Do we want our children to grow into adults who believe that they owe someone physical affection if that someone buys them dinner or does something nice?
The lessons children learn about setting physical boundaries and expecting them to be respected lasts a lifetime. Modeling protective behavior about consent early on can help children to understand their rights when lines are being crossed and that it’s safe to turn to adults for help. This involves giving children the space to decide when and how to show affection, such as “How would you like to say hello to Uncle?” or “You may thank Auntie with a hug, handshake, or smile.”
The Holiday Meal
Have you ever encountered someone who “polices the plates” at a seasonal feast? From grandma commenting on a child going back for seconds to other guests telling a child to eat up so that he or she can look good for the prom, the way families talk about bodies can leave its mark in serious ways.
Do we want our children to grow into adults who believe that their bodies are open source for public comment?
At big holiday dinners, unhealthy focus is sometimes put on how much (or how little) people at the table are eating. If you hear someone critiquing what a child chooses to eat, try saying something that promotes personal privacy in a positive way. “The food is delicious, and we’re in wonderful company. Let’s focus on that and let everyone enjoy the meal in their own way.”
From “Have you heard the one about the girl who…” to “That’s a job for a man!” chatter that was commonplace in years past has no place in a protective society. But when it’s your host or a beloved grandparent making the comment, the healthy response can be less than clear. Even if they mean no harm, it’s important to note that the youngest members of a family are looking to their elders as role models and listening to every single word.
Do we want our children to grow into adults who believe that they must quietly tolerate insensitive or demoralizing comments from those in authority?

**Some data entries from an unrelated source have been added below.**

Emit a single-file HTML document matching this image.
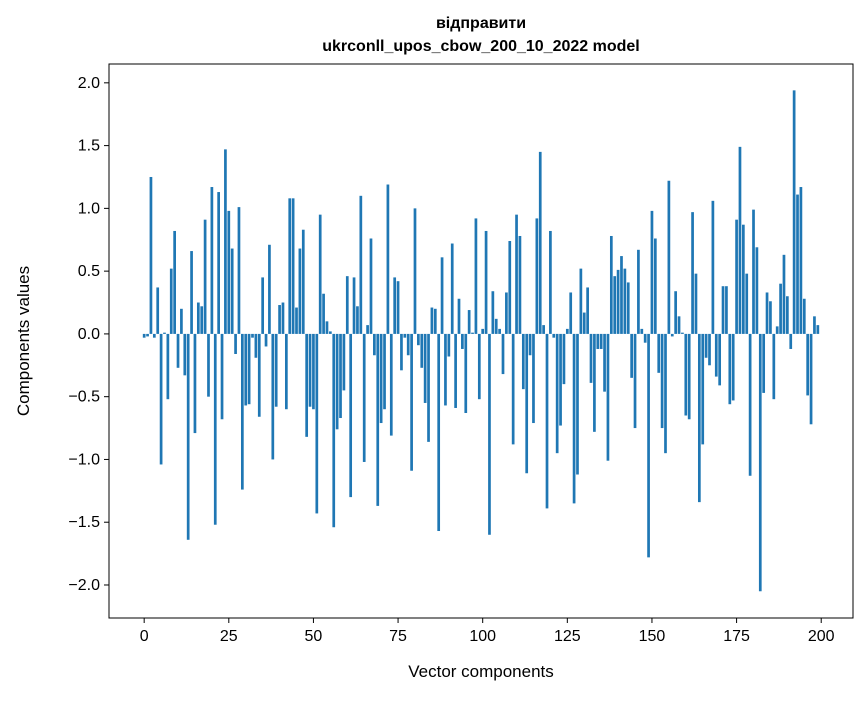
<!DOCTYPE html>
<html><head><meta charset="utf-8"><style>
body{margin:0;background:#fff;}
svg text{font-family:"Liberation Sans","DejaVu Sans",sans-serif;fill:#000;}
</style></head><body>
<svg id="chart" width="867" height="696" xmlns="http://www.w3.org/2000/svg">
<rect width="867" height="696" fill="#fff"/>
<text x="481" y="28" font-size="16" font-weight="bold" text-anchor="middle">відправити</text>
<text x="481" y="51" font-size="16" font-weight="bold" text-anchor="middle">ukrconll_upos_cbow_200_10_2022 model</text>
<g id="bars"></g>
<g id="axes"></g>
<text x="481" y="677" font-size="17" text-anchor="middle">Vector components</text>
<text transform="translate(29,341) rotate(-90)" font-size="17" text-anchor="middle">Components values</text>
</svg>
<script>
const values=[-0.03,-0.02,1.25,-0.03,0.37,-1.04,0.01,-0.52,0.52,0.82,-0.27,0.2,-0.33,-1.64,0.66,-0.79,0.25,0.22,0.91,-0.5,1.17,-1.52,1.13,-0.68,1.47,0.98,0.68,-0.16,1.01,-1.24,-0.57,-0.56,-0.03,-0.19,-0.66,0.45,-0.1,0.71,-1.0,-0.58,0.23,0.25,-0.6,1.08,1.08,0.21,0.68,0.83,-0.82,-0.58,-0.6,-1.43,0.95,0.32,0.1,0.02,-1.54,-0.76,-0.67,-0.45,0.46,-1.3,0.45,0.22,1.1,-1.02,0.07,0.76,-0.17,-1.37,-0.71,-0.6,1.19,-0.81,0.45,0.42,-0.29,-0.03,-0.17,-1.09,1.0,-0.09,-0.27,-0.55,-0.86,0.21,0.2,-1.57,0.61,-0.57,-0.18,0.72,-0.59,0.28,-0.12,-0.63,0.19,0.01,0.92,-0.52,0.04,0.82,-1.6,0.34,0.12,0.04,-0.32,0.33,0.74,-0.88,0.95,0.78,-0.44,-1.11,-0.17,-0.71,0.92,1.45,0.07,-1.39,0.82,-0.03,-0.95,-0.73,-0.4,0.04,0.33,-1.35,-1.12,0.52,0.17,0.37,-0.39,-0.78,-0.12,-0.12,-0.46,-1.01,0.78,0.46,0.51,0.62,0.52,0.41,-0.35,-0.75,0.67,0.04,-0.07,-1.78,0.98,0.76,-0.31,-0.75,-0.95,1.22,-0.02,0.34,0.14,0.01,-0.65,-0.68,0.97,0.48,-1.34,-0.88,-0.19,-0.25,1.06,-0.34,-0.41,0.38,0.38,-0.56,-0.53,0.91,1.49,0.87,0.48,-1.13,0.99,0.69,-2.05,-0.47,0.33,0.26,-0.52,0.06,0.4,0.63,0.3,-0.12,1.94,1.11,1.17,0.28,-0.49,-0.72,0.14,0.07];
const xTicks=[0,25,50,75,100,125,150,175,200];
const yTicks=[-2.0,-1.5,-1.0,-0.5,0.0,0.5,1.0,1.5,2.0];
const L=109,R=853,T=64,B=618;
const x0=-10.39,x1=209.39,y0=-2.263,y1=2.15;
const sx=v=>L+(v-x0)/(x1-x0)*(R-L);
const sy=v=>B-(v-y0)/(y1-y0)*(B-T);
const NS="http://www.w3.org/2000/svg";
const bars=document.getElementById('bars');
values.forEach((v,i)=>{
  const r=document.createElementNS(NS,'rect');
  const a=sx(i-0.4),b=sx(i+0.4);
  r.setAttribute('x',a);r.setAttribute('width',b-a);
  r.setAttribute('y',Math.min(sy(v),sy(0)));
  r.setAttribute('height',Math.abs(sy(v)-sy(0)));
  r.setAttribute('fill','#1f77b4');
  
  
  bars.appendChild(r);
});
const ax=document.getElementById('axes');
const fr=document.createElementNS(NS,'rect');
fr.setAttribute('x',L);fr.setAttribute('y',T);fr.setAttribute('width',R-L);fr.setAttribute('height',B-T);
fr.setAttribute('fill','none');fr.setAttribute('stroke','#000');fr.setAttribute('stroke-width','1');


ax.appendChild(fr);
xTicks.forEach(t=>{
  const X=sx(t);
  const l=document.createElementNS(NS,'line');
  l.setAttribute('x1',X);l.setAttribute('x2',X);l.setAttribute('y1',B);l.setAttribute('y2',B+5);l.setAttribute('stroke','#000');
  
  
  ax.appendChild(l);
  const tx=document.createElementNS(NS,'text');
  tx.setAttribute('x',X);tx.setAttribute('y',B+23);tx.setAttribute('font-size','16');tx.setAttribute('text-anchor','middle');
  tx.textContent=t;
  
  
  ax.appendChild(tx);
});
yTicks.forEach(t=>{
  const Y=sy(t);
  const l=document.createElementNS(NS,'line');
  l.setAttribute('x1',L-5);l.setAttribute('x2',L);l.setAttribute('y1',Y);l.setAttribute('y2',Y);l.setAttribute('stroke','#000');
  
  
  ax.appendChild(l);
  const tx=document.createElementNS(NS,'text');
  tx.setAttribute('x',L-9);tx.setAttribute('y',Y+5);tx.setAttribute('font-size','16');tx.setAttribute('text-anchor','end');
  tx.textContent=(t<0?'\u2212':'')+Math.abs(t).toFixed(1);
  
  
  ax.appendChild(tx);
});
</script>
</body></html>
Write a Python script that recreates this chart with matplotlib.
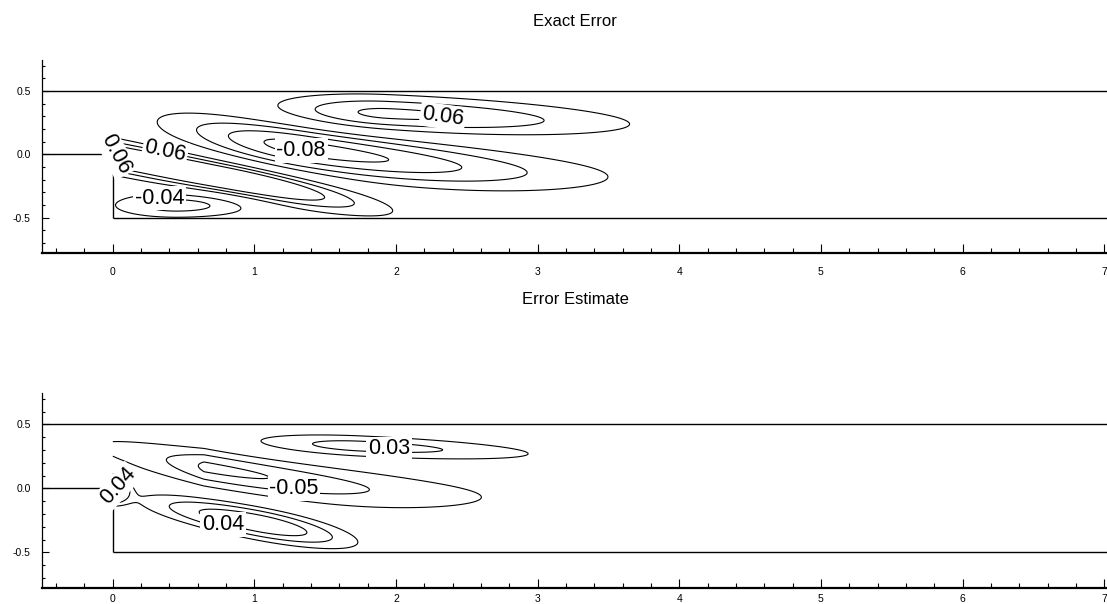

If what is said degrades or generalizes someone in a negative manner, use it as an opportunity to model constructive ways of speaking up with confidence. Try something like, “You probably didn’t mean it this way, but that type of [joke/statement/comment] is hurtful.”
Boys and men are equally as capable as girls and women at clearing the table, putting away leftovers, and doing the dishes. Yet in many homes, these more domestic chores are still relegated to female family members while the guys are invited to kick back and relax in front of the TV. Social norms that reinforce inequality in childhood invite injustice later in life.
Do we want our children to grow into adults who believe that someone has the right to overpower them because of their gender?
If you know there’s traditionally been a gender imbalance when it comes to after-dinner cleanup and other chores, consider having a conversation with your immediate family leading up to the get-together. Tell your family that, because you don’t follow gender-based roles at home, you’re going to suggest that everyone—boys and girls, men and women—pitch in this year.
One way to make newly shared responsibilities go a bit more smoothly is to write the names of all guests on slips of paper and put them in a “chore jar.” Then the host can draw names out for specific jobs one-by-one at random. Fair and square.
If you find yourself saying, “I never thought about that before,” consider yourself in good company. Most of us do not question the social norms that we uphold. They are woven neatly into our day-to-day activities and passed down through the ages. Becoming aware of what motivates our behavior, however, sets us apart as a species and empowers us to actively design culture that supports our highest values. Doing so makes creating a world without abuse possible.
Wishing you a warm and wonderful holiday season!